The Canadian life insurance sector generated strong and consistent earnings in 2004 and first-quarter 2005, says a new report from Standard & Poor’s. And, it suggests, that this will continue for the rest of the year.
S&P attributes the strength to “favorable macroeconomic conditions, recovering equity markets, fairly robust risk management cultures, and a relatively stable domestic pricing environment.” The positive momentum is expected to continue for the balance of the year, it says.
Earnings generated from the U.S. and other international operations have been dampened as they are translated into the Canadian dollar. While the strong Canadian dollar has led to a decline in consolidated earnings, this has not caused any impairment in the underlying U.S. or international businesses, it says. And, it adds that the impact of currency swings on the balance sheet has been muted as the liabilities are generally matched funded with assets in the respective currency.

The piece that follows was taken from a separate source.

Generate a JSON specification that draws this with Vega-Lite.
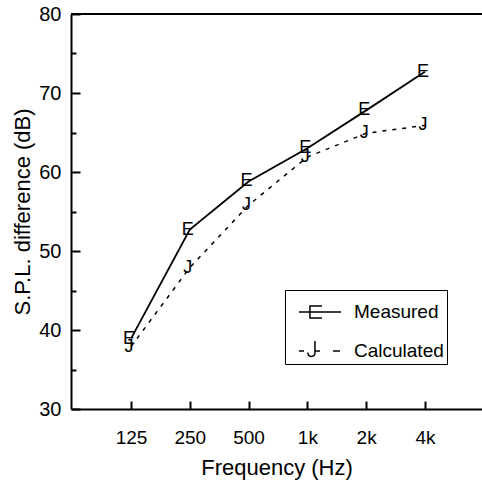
{
  "$schema": "https://vega.github.io/schema/vega-lite/v6.json",
  "width": 411,
  "height": 395,
  "autosize": {"type": "none"},
  "padding": {"left": 71, "top": 14, "right": 0, "bottom": 73},
  "background": "white",
  "config": {
    "font": "Liberation Sans",
    "view": {"stroke": null},
    "axis": {
      "domainColor": "black", "domainWidth": 2, "tickColor": "black", "tickWidth": 2,
      "labelColor": "black", "titleColor": "black", "titleFontWeight": "normal",
      "labelFont": "Liberation Sans", "titleFont": "Liberation Sans", "grid": false
    }
  },
  "data": {
    "values": [
      {"series": "Measured", "freq": 125, "spl": 38.9},
      {"series": "Measured", "freq": 250, "spl": 52.7},
      {"series": "Measured", "freq": 500, "spl": 58.8},
      {"series": "Measured", "freq": 1000, "spl": 63.0},
      {"series": "Measured", "freq": 2000, "spl": 67.8},
      {"series": "Measured", "freq": 4000, "spl": 72.7},
      {"series": "Calculated", "freq": 125, "spl": 37.9},
      {"series": "Calculated", "freq": 250, "spl": 47.9},
      {"series": "Calculated", "freq": 500, "spl": 55.8},
      {"series": "Calculated", "freq": 1000, "spl": 61.9},
      {"series": "Calculated", "freq": 2000, "spl": 64.9},
      {"series": "Calculated", "freq": 4000, "spl": 65.9}
    ]
  },
  "encoding": {
    "x": {
      "field": "freq", "type": "quantitative",
      "scale": {"type": "log", "base": 2, "domain": [61.6, 7840], "nice": false},
      "axis": {
        "title": "Frequency (Hz)", "values": [125, 250, 500, 1000, 2000, 4000],
        "labelExpr": "datum.value >= 1000 ? (datum.value / 1000) + 'k' : datum.label",
        "tickSize": -8, "labelPadding": 27, "labelFontSize": 19, "titleFontSize": 22,
        "titlePadding": 10, "labelFlush": false
      }
    },
    "y": {
      "field": "spl", "type": "quantitative",
      "scale": {"domain": [30, 80], "nice": false, "zero": false},
      "axis": {
        "title": "S.P.L. difference (dB)",
        "values": [30, 35, 40, 45, 50, 55, 60, 65, 70, 75, 80],
        "labelExpr": "datum.value % 10 === 0 ? datum.label : ''",
        "tickSize": {"condition": {"test": "datum.value % 10 === 0", "value": -9}, "value": -5},
        "labelPadding": 19, "labelFontSize": 20, "titleFontSize": 22, "titlePadding": 4,
        "labelFlush": false
      }
    }
  },
  "layer": [
    {
      "mark": {"type": "rule", "color": "black", "strokeWidth": 1.5},
      "encoding": {"y": {"datum": 80}, "x": null}
    },
    {
      "transform": [{"filter": "datum.series === 'Measured'"}],
      "mark": {"type": "line", "color": "black", "strokeWidth": 1.8}
    },
    {
      "transform": [{"filter": "datum.series === 'Calculated'"}],
      "mark": {"type": "line", "color": "black", "strokeWidth": 1.5, "strokeDash": [4, 6]}
    },
    {
      "transform": [{"filter": "datum.series === 'Measured'"}],
      "mark": {"type": "text", "text": "E", "fontSize": 18, "align": "center", "baseline": "middle", "dx": -2, "color": "black"}
    },
    {
      "transform": [{"filter": "datum.series === 'Calculated'"}],
      "mark": {"type": "text", "text": "J", "fontSize": 18, "align": "center", "baseline": "middle", "dx": -2, "color": "black"}
    },
    {
      "mark": {"type": "point", "filled": false, "opacity": 0, "color": "black", "size": 1296},
      "encoding": {
        "shape": {
          "field": "series",
          "scale": {
            "domain": ["Measured", "Calculated"],
            "range": [
              "M-1.17,0H1.17M0.11,-0.33H-0.56V0.33H0.11M-0.56,0H0.08",
              "M-1.17,0H-0.89M-0.28,-0.55V0.1Q-0.28,0.3 -0.47,0.3Q-0.67,0.3 -0.67,0.08M-0.28,0H0M0.72,0H1.11"
            ]
          },
          "legend": {
            "title": null,
            "orient": "none", "legendX": 214, "legendY": 276,
            "padding": 3, "symbolOffset": 13, "labelOffset": 15, "rowPadding": 10,
            "labelFontSize": 19, "labelColor": "black", "labelFont": "Liberation Sans",
            "labelExpr": "datum.label + '\u3164'",
            "strokeColor": "black", "fillColor": "white",
            "symbolSize": 1296, "symbolStrokeWidth": 1.5, "symbolStrokeColor": "black",
            "encode": {
              "symbols": {"update": {"opacity": {"value": 1}, "stroke": {"value": "black"}, "strokeWidth": {"value": 1.5}, "fill": {"value": "transparent"}}},
              "legend": {"update": {"strokeWidth": {"value": 1.5}}}
            }
          }
        }
      }
    }
  ]
}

The market remains intensely competitive, despite the industry consolidations of Great-West Lifeco Inc., Manulife Financial Corp., and Sun Life Financial Corp., the rating agency notes. These three life insurance groups, the largest in the country, benefit from scale and diversification, controlling two-thirds or more of the in-force domestic market.
“As the major market participants are stock companies, we believe that the dominant players will continue to exercise prudent pricing discipline and will have the added advantages of capital, scale, and technology to drive down their costs further,” says Standard & Poor’s credit analyst Donald Chu.